Gugatan tersebut merupakan solusi terbaik dalam mengatasi perselisihan terkait kebijakan Renewable Energy Derective (RED) II yang mengembargo ekspor minyak kelapa sawit. Ia pun berharap perjanjian Kemitraan Ekonomi Komprehensif Indonesia dan Uni Eropa (IEU CEPA) tetap berlanjut. Sebab, investasi UE di Indonesia telah menyerap sedikitnya 1,1 miliar pekerja.

"Jika kita bisa memiliki win-win solution kenapa tidak. Rencana boikot itu saling merugikan satu sama lain. Saya pikir jika ada ketidaksepakatan dalam perdagangan, itu harus ditentang di WTO. Itu jalan yang benar. Dan kami percaya di mana pun di dunia, jika ada perselisihan dagang, itu harus diselesaikan dengan cara yang tepat yaitu WTO," ujarnya saat ditemui di Kementerian Luar Negeri, Rabu, 20 Maret 2019.

Ketua Umum Aprobi pun menilai perang boikot tak solutif alias merugikan kedua belah pihak.
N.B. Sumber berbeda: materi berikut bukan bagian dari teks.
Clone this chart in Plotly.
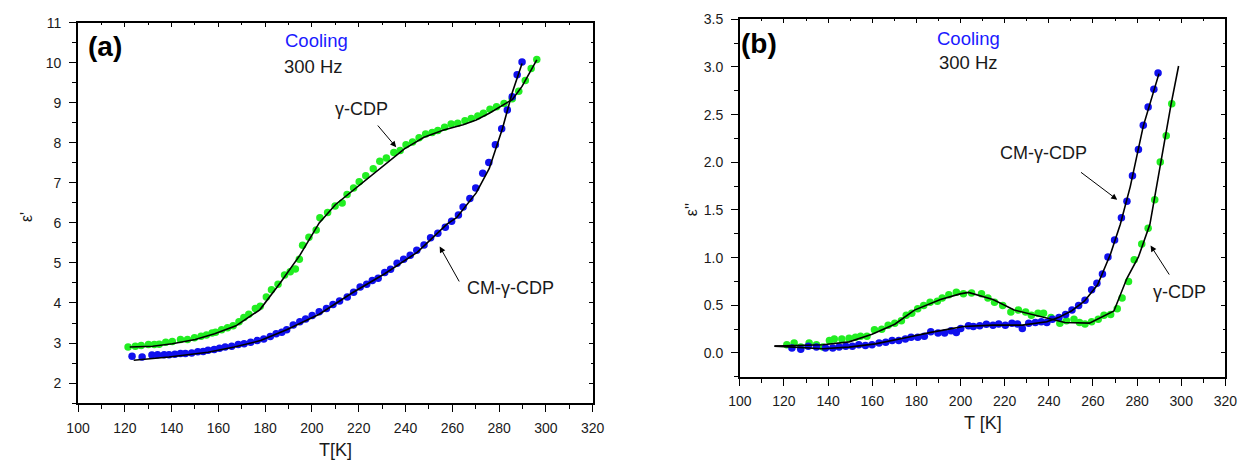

Di satu sisi Indonesia menjadi pangsa pasar produk moda transportasi Eropa. Di sisi lain, Indonesia membutukan impor kedelai untuk memenuhi kebutuhan konsumsi dan industri, khususnya tempe dan tahu.

Menurutnya pemerintah bisa mendorong konsumsi CPO dalam negeri. Untuk memperbesar pasar domestik, beberapa upaya yang dapat dilakukan di antaranya adalah peningkatan penggunaan CPO pada pembangkit listrik tenaga diesel (PLTD) berbahan bakar miyak sawit.

Pemerintah dapat menugaskan PLN untuk menambah penggunaan CPO menjadi tiga juta ton. Agar PLN tidak terbebani dengan program ini, BPDP-KS dapat membantu biaya untuk pilot plant, uji coba, dan perencanaan. Begitu juga jika ada selisih harga antara BBM dan BBN.

"Bagaimana secepatnya PLN bisa mengonsumsi tiga juta ton," imbuhnya.

Terlepas dari kemungkinan buruknya hubungan RI dan Uni Eropa, pemerintah menggandeng dunia usaha asal UE untuk ikut menyuarakan kekecewaan Indonesia. Sekaligus membantu proses negosiasi dan diplomasi Pemerintah RI kepada UE terkait tindakan diskriminasi ekspor sawit.

Dengan demikian, kemitraan dan persahabatan Indonesia-UE dapat terjaga, mengingat saat ini justru kedua pihak sedang berusaha memperluas dan meningkatkan hubungan melalui kerja sama Indonesia-Uni Eropa CEPA.